_TO DO_. Give an exact transcription of every line, dropping the images.

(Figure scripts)

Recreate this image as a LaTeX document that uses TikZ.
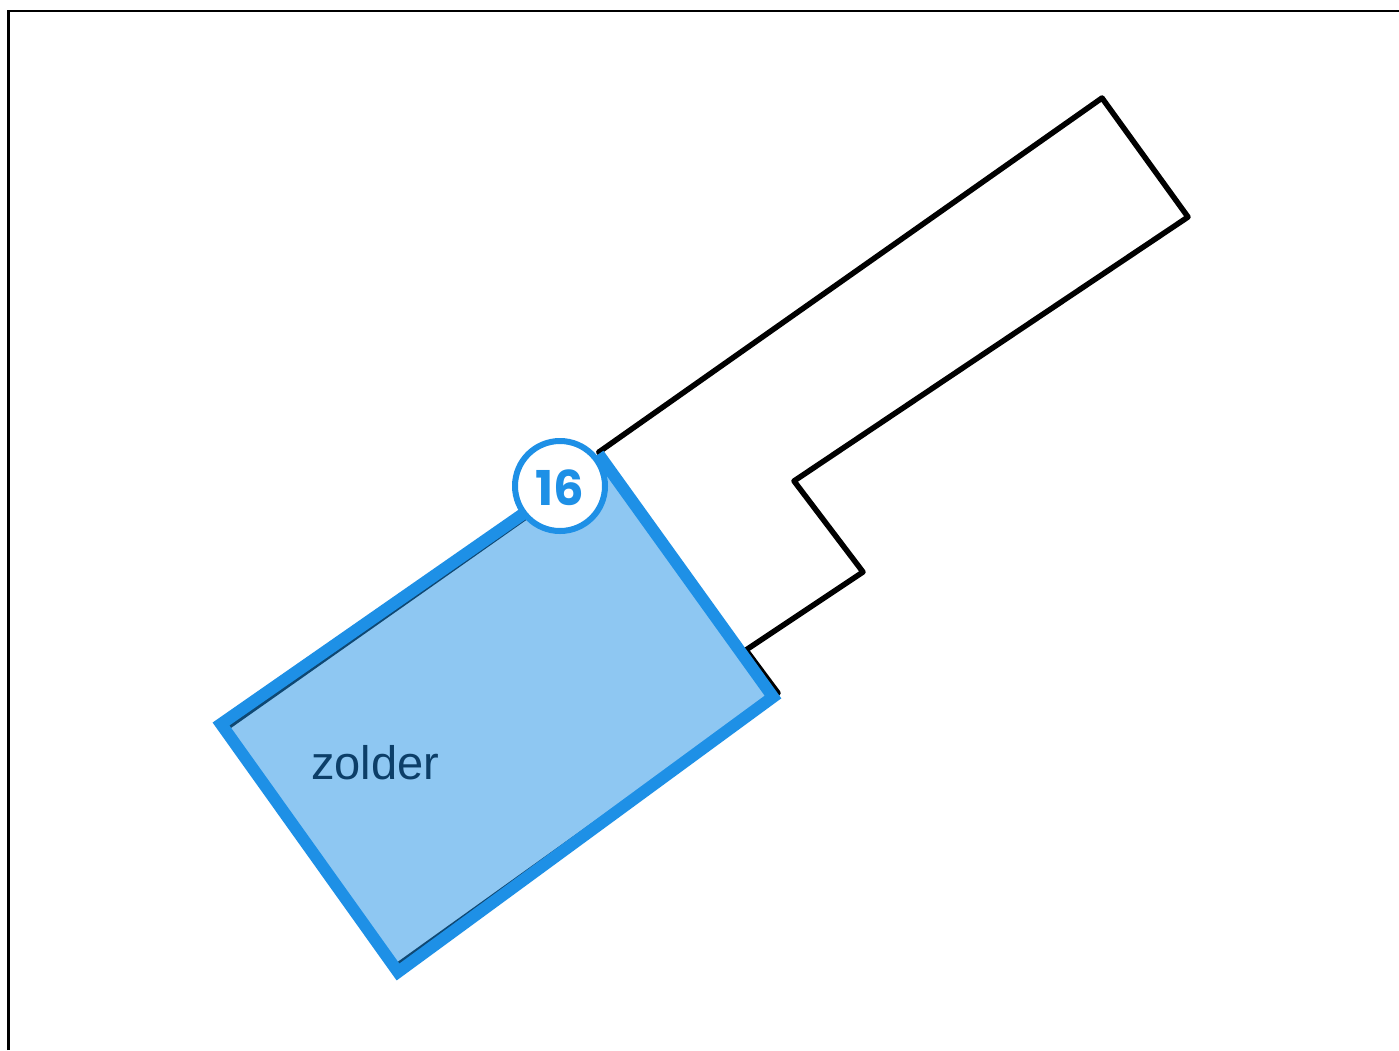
\documentclass[tikz,border=0pt]{standalone}
\usepackage{fontspec}
\setmainfont{Liberation Sans}
\newfontfamily\badgefont{Poppins}
\definecolor{zoneblue}{RGB}{30,144,230}
\definecolor{labelblue}{RGB}{12,62,104}
\tikzset{
  wall/.style={draw=black,line width=5.5pt,line join=round,line cap=round},
  zonefill/.style={fill=zoneblue,fill opacity=0.5,draw=none},
  zoneedge/.style={draw=zoneblue,line width=12pt,line join=miter},
  frameline/.style={draw=black,line width=2.8pt},
}
\begin{document}
\begin{tikzpicture}[x=1pt,y=-1pt]
\useasboundingbox (0,0) rectangle (1399,1050);
\fill[white] (0,0) rectangle (1399,1050);
\draw[frameline] (8.5,1050) -- (8.5,11) -- (1399,11);
\draw[wall] (599,452) -- (1102,98) -- (1188,217) -- (794,481) -- (863,572) -- (746,650);
\draw[wall] (599,452) -- (606,462);
\draw[wall] (746,650) -- (778,693) -- (398,965);
\draw[wall] (229,726) -- (540,507);
\fill[zonefill] (221,724) -- (602,459) -- (773,697) -- (398,972) -- cycle;
\draw[zoneedge] (221,724) -- (602,459) -- (773,697) -- (398,972) -- cycle;
\node[circle,draw=zoneblue,fill=white,line width=6pt,minimum size=90pt,inner sep=0pt] (badge) at (560,486) {};
\node[text=zoneblue,font=\badgefont\bfseries\fontsize{48}{48}\selectfont,inner sep=0pt] (num) at (560,488) {16};
\node[text=labelblue,font=\fontsize{47}{47}\selectfont,anchor=base west,inner sep=0pt] (lbl) at (311,779) {zolder};
\end{tikzpicture}
\end{document}
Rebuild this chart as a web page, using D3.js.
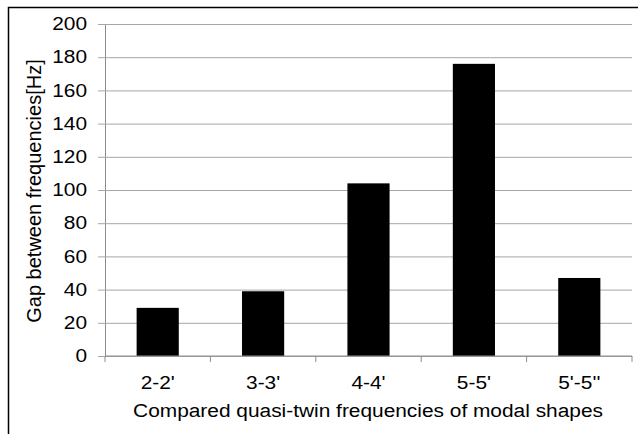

_COMPLETE OUTPUT_.
Recreate this image as a LaTeX document that uses TikZ.
\documentclass[tikz,border=0pt]{standalone}
\usepackage{fontspec}
\setmainfont{Liberation Sans}
\newfontfamily\badgefont{Poppins}
\definecolor{zoneblue}{RGB}{30,144,230}
\definecolor{labelblue}{RGB}{12,62,104}
\tikzset{
  wall/.style={draw=black,line width=5.5pt,line join=round,line cap=round},
  zonefill/.style={fill=zoneblue,fill opacity=0.5,draw=none},
  zoneedge/.style={draw=zoneblue,line width=12pt,line join=miter},
  frameline/.style={draw=black,line width=2.8pt},
}
\begin{document}
\begin{tikzpicture}[x=1pt,y=-1pt]
\useasboundingbox (0,0) rectangle (1399,1050);
\fill[white] (0,0) rectangle (1399,1050);
\draw[frameline] (8.5,1050) -- (8.5,11) -- (1399,11);
\draw[wall] (599,452) -- (1102,98) -- (1188,217) -- (794,481) -- (863,572) -- (746,650);
\draw[wall] (599,452) -- (606,462);
\draw[wall] (746,650) -- (778,693) -- (398,965);
\draw[wall] (229,726) -- (540,507);
\fill[zonefill] (221,724) -- (602,459) -- (773,697) -- (398,972) -- cycle;
\draw[zoneedge] (221,724) -- (602,459) -- (773,697) -- (398,972) -- cycle;
\node[circle,draw=zoneblue,fill=white,line width=6pt,minimum size=90pt,inner sep=0pt] (badge) at (560,486) {};
\node[text=zoneblue,font=\badgefont\bfseries\fontsize{48}{48}\selectfont,inner sep=0pt] (num) at (560,488) {16};
\node[text=labelblue,font=\fontsize{47}{47}\selectfont,anchor=base west,inner sep=0pt] (lbl) at (311,779) {zolder};
\end{tikzpicture}
\end{document}
Rebuild this chart as a web page, using D3.js.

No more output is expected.